The report tracked consumption of children and teens from 2005 to 2008, and it seems that more of the calorie intake comes from sugar added to food, rather than drinks, which might seem surprising. The figures show 59% coming from foods and 41% coming from drinks. Consumption occurred more at home: fifty four percent for beverages and sixty six percent for foods, meaning that regular prepackaged super market foods, are at least as much to blame as restaurants and fast food retailers.
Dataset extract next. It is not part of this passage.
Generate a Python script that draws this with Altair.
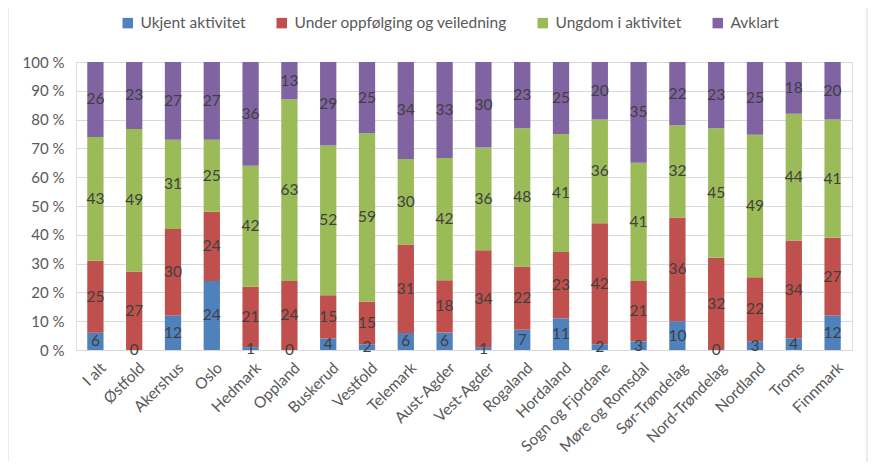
import altair as alt
import pandas as pd

categories = ["I alt", "Østfold", "Akershus", "Oslo", "Hedmark", "Oppland", "Buskerud",
              "Vestfold", "Telemark", "Aust-Agder", "Vest-Agder", "Rogaland", "Hordaland",
              "Sogn og Fjordane", "Møre og Romsdal", "Sør-Trøndelag", "Nord-Trøndelag",
              "Nordland", "Troms", "Finnmark"]
ukjent = [6, 0, 12, 24, 1, 0, 4, 2, 6, 6, 1, 7, 11, 2, 3, 10, 0, 3, 4, 12]
under = [25, 27, 30, 24, 21, 24, 15, 15, 31, 18, 34, 22, 23, 42, 21, 36, 32, 22, 34, 27]
ungdom = [43, 49, 31, 25, 42, 63, 52, 59, 30, 42, 36, 48, 41, 36, 41, 32, 45, 49, 44, 41]
avklart = [26, 23, 27, 27, 36, 13, 29, 25, 34, 33, 30, 23, 25, 20, 35, 22, 23, 25, 18, 20]
series = ["Ukjent aktivitet", "Under oppfølging og veiledning", "Ungdom i aktivitet", "Avklart"]
colors = ["#4F81BD", "#C0504D", "#9BBB59", "#8064A2"]
y_ticks = [0, 0.1, 0.2, 0.3, 0.4, 0.5, 0.6, 0.7, 0.8, 0.9, 1.0]

rows = []
for si, (name, vals) in enumerate(zip(series, [ukjent, under, ungdom, avklart])):
    for c, v in zip(categories, vals):
        rows.append({"kategori": c, "serie": name, "order": si, "value": v})
df = pd.DataFrame(rows)

FONT = "Lato"

base = alt.Chart(df).transform_stack(
    stack="value", groupby=["kategori"], as_=["y0", "y1"], offset="normalize",
    sort=[alt.SortField("order", order="ascending")]
).transform_calculate(mid="(datum.y0 + datum.y1) / 2")

x_axis = alt.Axis(labelAngle=-45, labelAlign="right", labelBaseline="top",
                  labelFontSize=15.5, labelColor="#595959", labelFont=FONT,
                  labelPadding=10, labelOffset=3, ticks=False, domain=False, labelLimit=300)
y_axis = alt.Axis(values=y_ticks, labelOverlap=False,
                  labelExpr="round(datum.value*100) + ' %'",
                  labelFontSize=15, labelColor="#595959", labelFont=FONT,
                  labelPadding=12, ticks=False, domain=False,
                  grid=True, gridColor="#D9D9D9", gridWidth=1)
x_scale = alt.Scale(paddingInner=0.58, paddingOuter=0.29)
y_scale = alt.Scale(domain=[0, 1], nice=False)

bars = base.mark_bar().encode(
    x=alt.X("kategori:N", sort=categories, title=None, scale=x_scale, axis=x_axis),
    y=alt.Y("y0:Q", title=None, scale=y_scale, axis=y_axis),
    y2="y1:Q",
    color=alt.Color("serie:N", scale=alt.Scale(domain=series, range=colors),
                    legend=alt.Legend(title=None, orient="none", legendX=44, legendY=-47,
                                      direction="horizontal", symbolType="square",
                                      symbolSize=110, symbolStrokeWidth=0,
                                      labelFontSize=15.5, labelColor="#595959", labelFont=FONT,
                                      labelLimit=400, columnPadding=28, labelOffset=5)),
    order=alt.Order("order:Q"),
)

labels = base.mark_text(fontSize=15.5, color="#404040", font=FONT, baseline="middle").encode(
    x=alt.X("kategori:N", sort=categories, title=None, scale=x_scale, axis=x_axis),
    y=alt.Y("mid:Q", title=None, scale=y_scale, axis=y_axis),
    text=alt.Text("value:Q"),
)

# chart-area frame (decorative, like the spreadsheet chart border)
frame = alt.Chart(pd.DataFrame({"side": ["left", "right"], "px": [-68, 791]})).mark_rule(
    color="#D9D9D9", strokeWidth=1
).encode(
    x=alt.X("px:Q", scale=None),
    y=alt.value(-62),
    y2=alt.value(400),
)

chart = alt.layer(frame, bars, labels).properties(
    width=776, height=288,
    autosize=alt.AutoSizeParams(type="none"),
    padding={"left": 68, "top": 54, "right": 16, "bottom": 114},
).configure_view(stroke=None, clip=False).configure(background="white")

chart.save("out.html", embed_options={"renderer": "svg", "actions": False})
Breaking down the values between boys and girls, showed boys consuming more sugars and although girls had a lower calorific intake than boys, their overall consumption was similar. The sugar habit seems to be adopted later in life with preschoolers consuming less sugar than their older peers. Interestingly, the Mexican-American children and adolescents had a lower consumption of sugars than their Caucasian and Black counterparts, perhaps due to the home cooking and dietary traditions running stronger in Latin families.
Probably due to its low cost and wide spread appeal, sugar seems to be loved by all income classes alike, as researchers found little difference in intake based on the poverty income ratio.
Cynthia Ogden, senior author on the report and an epidemiologist with the National Center for Health Statistics, part of the Centers for Disease Control and Prevention said:
"Soda consumption is high, but we shouldn't lose sight of the added sugars in foods such as muffins, cookies, sugar-sweetened cereals and pasta sauces ... Many processed foods have added sugars. Those foods contribute more than the beverages."
A previous government report also by Ogden, showed that teens who drink soda, energy drinks and other sugary beverages taking on board around 327 calories a day from them alone. It's of concern, as a diet high in pure sugars has been linked to an array of health issues from obesity to high blood pressure, heart disease and stroke, and the problem is far from contained, with one third of children in the US, and around a fifth of children in other countries, such as France classified as obese.
Rachel Johnson, a spokeswoman for the heart association and a nutrition professor at the University of Vermont commented that a limit of 100 to 150 calories per day from added sugars should apply to children. She continues :
"I continue to be amazed at the added sugars that Americans are consuming ... Added sugars do one of two things ... they either displace nutritious foods in the diet or add empty calories. Most of us don't have room in our diets for this many calories from added sugars."
The findings are published in the National Health and Nutrition Examination Survey and it is considered the benchmark for dietary habits, because the data is collected from more than 7000 direct interviews between 2005 and 2008.
The push against refined sugar consumption makes sense when you think into the genetics and history of the human existence and a new diet, known as the Caveman or Paleolithic diet, has been hitting the media lately. It advocates for a diet higher in protein and meat, with vegetables and fruits. It contains little refined sugars or processed cereals, which were simply not available to our ancestors. The theory that the human body is simply not designed to consume processed sugars seems to hold water when looking at all the 'sugary' health issues that are becoming clearer, as researchers gather more data.
To make matters clear, it's worth considering that the average American now consumes some three pounds of sugar per week, against only 5 pounds per year, at the turn of the last century. It's hardly surprising that the rates of chronic health issues, such as diabetes and cancer, are going through the roof, with this radical change of diet that has occurred. Imagine sitting three pounds of white sugar on the breakfast table of a Monday and spooning down nearly ½ a pound of it every morning. It doesn't take a genius to understand the effects that might have on your health.